Often an attacker does not care if they break into a site or not, just in doing damage. A common method of achieving this is a Denial of Services Attack. DoS attacks are characterized by an explicit attempt by attackers to prevent legitimate users of a service from using that service. Some examples include;
- Attempts to "flood" a network, thereby preventing legitimate network traffic,
- Attempts to disrupt connections between two machines, thereby preventing access to a service,
- Attempts to prevent a particular individual from accessing a service,
- Attempts to disrupt service to a specific system or person,
- Attempts to “offline” a host (e.g. cause it to reboot).
Generally the methods of attack may be summarized into the following groups;
o Network Connectivity, using all ports for example
o Using Vulnerabilities (e.g. Pointing echo services to chargen services)
o Bandwidth Consumption (esp. DDoS)
o Consumption of Other Resources (e.g. memory or database overflow attacks)
- Destruction or Alteration of Configuration Information (e.g. wiping router memory)
- Physical Destruction or Alteration of Network Components (spilling coffee on a host)
Single-Message DoS Attacks
Once also known as "Nuke" Attacks these are designed to cause networked computers to disconnect from the network or crash (possibly rebooting or hanging the system).
Commonly these attacks exploit bugs in a specific operating system (OS). In general, these problems are promptly fixed by the vendor. Good patching procedures to implement the latest security patches reduce this vulnerability.
Flooding Denial-of-Service (DDoS) Attacks or Distributed DoS Attacks
A remote system is overwhelmed by a continuous flood of traffic designed to consume resources at the targeted server (CPU cycles and memory) and/or in the network (bandwidth and packet buffers). These attacks result in degraded service or a complete site shutdown.

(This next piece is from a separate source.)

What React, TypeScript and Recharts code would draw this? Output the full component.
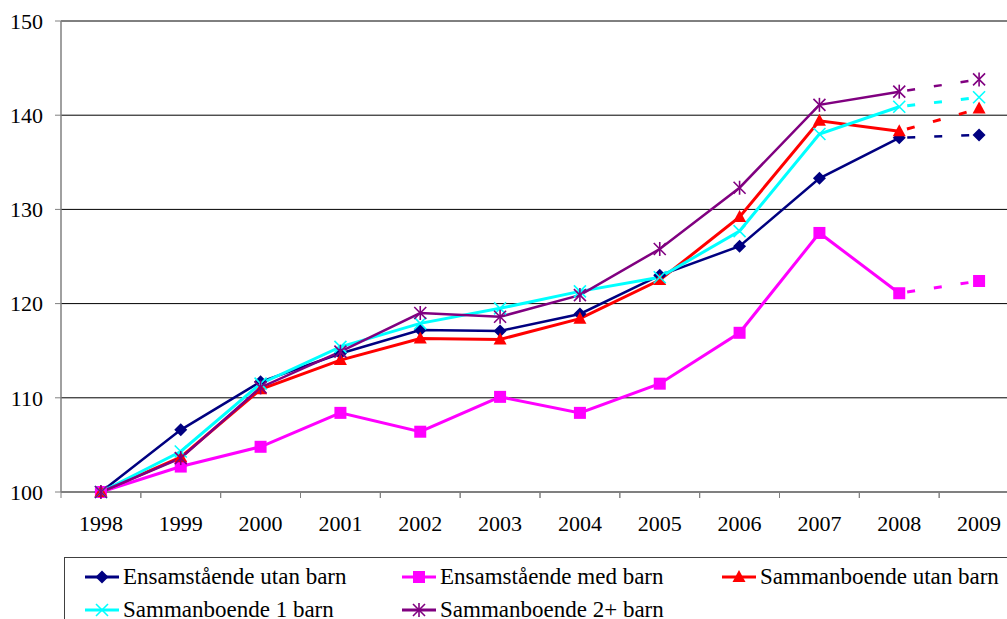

SMURF attacks use an intermediary to flood their victim. They spoof the victim's address and send an ICMP Ping (Echo Request) to a subnet broadcast address. Each device on the subnet will respond back to what they think is the sender (the victim) with an ICMP ECHO Reply, thus flooding their target. This rapidly exhausts the bandwidth available to the target, effectively denying its services to legitimate users
LAND: set the source and destination IP address (on any packet) both to the victim's IP address. This used to kill some machines a long time ago (they'd try to send a response to themselves, and either burn a lot of cycles or end up crashing the system).
TCP SYN Flood Attacks take advantage of TCP’s “three-way handshaking”. The attacker makes connection requests aimed at a target system. The packets have unreachable (forged) source addresses. The server is not able to complete the connection requests and, as a result, the target system wastes resources. A relatively small number of forged packets will consume memory, CPU, and applications, resulting in shutting down a server.
UDP Flood Attacks rely on UDP being a connectionless protocol. A UDP Flood Attack is achievable if an attacker can send a UDP packet to a random port on the target system and the target system responds with an ICMP packet of destination unreachable to the forged source address. By sending enough UDP packets to ports on the target system, the system will fail to respond.
ICMP Flood Attacks come in many forms. There are 2 basic kinds, Floods and Nukes (as detailed above).
An ICMP flood is usually accomplished by broadcasting either ICMP ping packets or UDP packets. The basis of the attack is to send large amounts of data to the target system. This results in it slowing down to a point where it is no longer functional.